# Data excerpt start

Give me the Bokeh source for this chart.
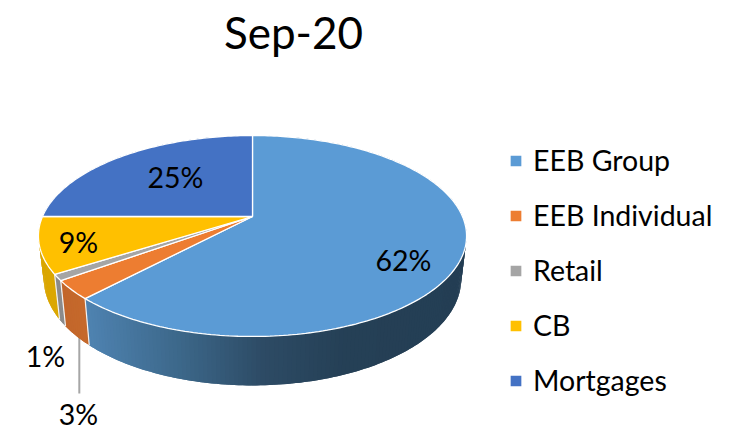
import math
from bokeh.plotting import figure
from bokeh.models import Range1d, ColumnDataSource, Legend, LegendItem
from bokeh.embed import file_html
from bokeh.resources import INLINE
from bokeh.core.properties import value

title = "Sep-20"
categories = ["EEB Group", "EEB Individual", "Retail", "CB", "Mortgages"]
shares = [62, 3, 1, 9, 25]
top_colors = ["#5b9bd5", "#ed7d31", "#a5a5a5", "#ffc000", "#4472c4"]
side_stops = [
    [(90, "#4e82b0"), (180, "#3c6789"), (260, "#2d4b65"), (340, "#254056"), (470, "#243e54")],
    [(60, "#c2652a"), (90, "#c66a2c")],
    [(50, "#8b8b8b"), (70, "#8b8b8b")],
    [(30, "#d9a500"), (70, "#dca800")],
    [(30, "#33568f"), (260, "#33568f")],
]
label_pos = [(403, 259), (78, 413), (45, 355), (78, 241), (175, 176)]
FONT = "Lato"

# projection of the tilted disc to page pixels
CX, CY, R, S, A = 252, 216, 210, 96.7, 0.194
D_SCALE_X, D_SCALE_Y, D_OFF = 0.975, 1.06, 28.8


def top(theta, r=1.0):
    u, v = r * math.sin(theta), -r * math.cos(theta)
    w = 1 - A * v
    return CX + R * u / w, CY + S * v / w


def bottom(theta):
    x, y = top(theta)
    return CX + D_SCALE_X * (x - CX), D_SCALE_Y * y + D_OFF


def hex2rgb(h):
    return tuple(int(h[i:i + 2], 16) for i in (1, 3, 5))


def shade(stops, x):
    if x <= stops[0][0]:
        return stops[0][1]
    for (x0, c0), (x1, c1) in zip(stops, stops[1:]):
        if x <= x1:
            t = (x - x0) / (x1 - x0)
            a, b = hex2rgb(c0), hex2rgb(c1)
            return "#%02x%02x%02x" % tuple(round(p + (q - p) * t) for p, q in zip(a, b))
    return stops[-1][1]


W, H = 722, 432
p = figure(width=W, height=H, x_range=Range1d(0, W), y_range=Range1d(H, 0),
           output_backend="svg", toolbar_location=None, min_border=0,
           outline_line_color=None, background_fill_color="white", border_fill_color="white")
p.axis.visible = False
p.grid.visible = False

total = sum(shares)
edges = [0.0]
for s in shares:
    edges.append(edges[-1] + s / total * 2 * math.pi)

# leader line of the 3 % label, behind the pie
lead_x = bottom((edges[1] + edges[2]) / 2)[0] + 3
p.line([lead_x, lead_x], [336, 393], line_color="#a6a6a6", line_width=2)

# side walls: each strip overlaps the next one so that no seam shows
xs, ys, cs = [], [], []
for i in range(len(shares)):
    a0, a1 = edges[i], edges[i + 1]
    n = max(2, int((a1 - a0) / math.radians(1.0)))
    for k in range(n):
        t0 = a0 + (a1 - a0) * k / n
        t1 = a0 + (a1 - a0) * min(k + 2, n) / n
        tm = a0 + (a1 - a0) * (k + 1) / n
        P = [top(t0), top(tm), top(t1), bottom(t1), bottom(tm), bottom(t0)]
        xs.append([q[0] for q in P])
        ys.append([q[1] for q in P])
        cs.append(shade(side_stops[i], bottom(tm)[0]))
side = ColumnDataSource(dict(x=xs, y=ys, c=cs))
p.patches("x", "y", source=side, fill_color="c", line_color=None)

# white seams between wall segments
for a in edges[1:4]:
    t, b = top(a), bottom(a)
    p.line([t[0], b[0]], [t[1], b[1]], line_color="#f2f2f2", line_width=1.2)

# top faces
renderers = []
for i in range(len(shares)):
    a0, a1 = edges[i], edges[i + 1]
    n = max(3, int((a1 - a0) / math.radians(1)))
    pts = [top(0, 0)] + [top(a0 + (a1 - a0) * k / n) for k in range(n + 1)]
    r = p.patch([q[0] for q in pts], [q[1] for q in pts], fill_color=top_colors[i],
                line_color="#ffffff", line_width=1.3)
    renderers.append(r)

# value labels
p.text([q[0] for q in label_pos], [q[1] for q in label_pos],
       text=[f"{s}%" for s in shares], text_font=value(FONT), text_font_size="28.5px",
       text_color="#000000", text_align="center", text_baseline="middle")

# title
p.text([293], [31], text=[title], text_font=value(FONT), text_font_size="44px",
       text_color="#000000", text_align="center", text_baseline="middle")

legend = Legend(
    items=[LegendItem(label=c, renderers=[r]) for c, r in zip(categories, renderers)],
    location=(508, 35), orientation="vertical", background_fill_alpha=0, border_line_color=None,
    glyph_width=15, glyph_height=15, label_height=30, label_standoff=10, spacing=21,
    padding=0, margin=0, label_text_font=FONT, label_text_font_size="28.5px",
    label_text_color="#000000", click_policy="none",
)
p.add_layout(legend, "center")

open("out.html", "w").write(file_html(p, INLINE))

# Data excerpt end

§ Your goal: Leave every image out, and retype the material exactly.

§ Expected answer:
Give me the Bokeh source for this chart.
import math
from bokeh.plotting import figure
from bokeh.models import Range1d, ColumnDataSource, Legend, LegendItem
from bokeh.embed import file_html
from bokeh.resources import INLINE
from bokeh.core.properties import value

title = "Sep-20"
categories = ["EEB Group", "EEB Individual", "Retail", "CB", "Mortgages"]
shares = [62, 3, 1, 9, 25]
top_colors = ["#5b9bd5", "#ed7d31", "#a5a5a5", "#ffc000", "#4472c4"]
side_stops = [
    [(90, "#4e82b0"), (180, "#3c6789"), (260, "#2d4b65"), (340, "#254056"), (470, "#243e54")],
    [(60, "#c2652a"), (90, "#c66a2c")],
    [(50, "#8b8b8b"), (70, "#8b8b8b")],
    [(30, "#d9a500"), (70, "#dca800")],
    [(30, "#33568f"), (260, "#33568f")],
]
label_pos = [(403, 259), (78, 413), (45, 355), (78, 241), (175, 176)]
FONT = "Lato"

# projection of the tilted disc to page pixels
CX, CY, R, S, A = 252, 216, 210, 96.7, 0.194
D_SCALE_X, D_SCALE_Y, D_OFF = 0.975, 1.06, 28.8


def top(theta, r=1.0):
    u, v = r * math.sin(theta), -r * math.cos(theta)
    w = 1 - A * v
    return CX + R * u / w, CY + S * v / w


def bottom(theta):
    x, y = top(theta)
    return CX + D_SCALE_X * (x - CX), D_SCALE_Y * y + D_OFF


def hex2rgb(h):
    return tuple(int(h[i:i + 2], 16) for i in (1, 3, 5))


def shade(stops, x):
    if x <= stops[0][0]:
        return stops[0][1]
    for (x0, c0), (x1, c1) in zip(stops, stops[1:]):
        if x <= x1:
            t = (x - x0) / (x1 - x0)
            a, b = hex2rgb(c0), hex2rgb(c1)
            return "#%02x%02x%02x" % tuple(round(p + (q - p) * t) for p, q in zip(a, b))
    return stops[-1][1]


W, H = 722, 432
p = figure(width=W, height=H, x_range=Range1d(0, W), y_range=Range1d(H, 0),
           output_backend="svg", toolbar_location=None, min_border=0,
           outline_line_color=None, background_fill_color="white", border_fill_color="white")
p.axis.visible = False
p.grid.visible = False

total = sum(shares)
edges = [0.0]
for s in shares:
    edges.append(edges[-1] + s / total * 2 * math.pi)

# leader line of the 3 % label, behind the pie
lead_x = bottom((edges[1] + edges[2]) / 2)[0] + 3
p.line([lead_x, lead_x], [336, 393], line_color="#a6a6a6", line_width=2)

# side walls: each strip overlaps the next one so that no seam shows
xs, ys, cs = [], [], []
for i in range(len(shares)):
    a0, a1 = edges[i], edges[i + 1]
    n = max(2, int((a1 - a0) / math.radians(1.0)))
    for k in range(n):
        t0 = a0 + (a1 - a0) * k / n
        t1 = a0 + (a1 - a0) * min(k + 2, n) / n
        tm = a0 + (a1 - a0) * (k + 1) / n
        P = [top(t0), top(tm), top(t1), bottom(t1), bottom(tm), bottom(t0)]
        xs.append([q[0] for q in P])
        ys.append([q[1] for q in P])
        cs.append(shade(side_stops[i], bottom(tm)[0]))
side = ColumnDataSource(dict(x=xs, y=ys, c=cs))
p.patches("x", "y", source=side, fill_color="c", line_color=None)

# white seams between wall segments
for a in edges[1:4]:
    t, b = top(a), bottom(a)
    p.line([t[0], b[0]], [t[1], b[1]], line_color="#f2f2f2", line_width=1.2)

# top faces
renderers = []
for i in range(len(shares)):
    a0, a1 = edges[i], edges[i + 1]
    n = max(3, int((a1 - a0) / math.radians(1)))
    pts = [top(0, 0)] + [top(a0 + (a1 - a0) * k / n) for k in range(n + 1)]
    r = p.patch([q[0] for q in pts], [q[1] for q in pts], fill_color=top_colors[i],
                line_color="#ffffff", line_width=1.3)
    renderers.append(r)

# value labels
p.text([q[0] for q in label_pos], [q[1] for q in label_pos],
       text=[f"{s}%" for s in shares], text_font=value(FONT), text_font_size="28.5px",
       text_color="#000000", text_align="center", text_baseline="middle")

# title
p.text([293], [31], text=[title], text_font=value(FONT), text_font_size="44px",
       text_color="#000000", text_align="center", text_baseline="middle")

legend = Legend(
    items=[LegendItem(label=c, renderers=[r]) for c, r in zip(categories, renderers)],
    location=(508, 35), orientation="vertical", background_fill_alpha=0, border_line_color=None,
    glyph_width=15, glyph_height=15, label_height=30, label_standoff=10, spacing=21,
    padding=0, margin=0, label_text_font=FONT, label_text_font_size="28.5px",
    label_text_color="#000000", click_policy="none",
)
p.add_layout(legend, "center")

open("out.html", "w").write(file_html(p, INLINE))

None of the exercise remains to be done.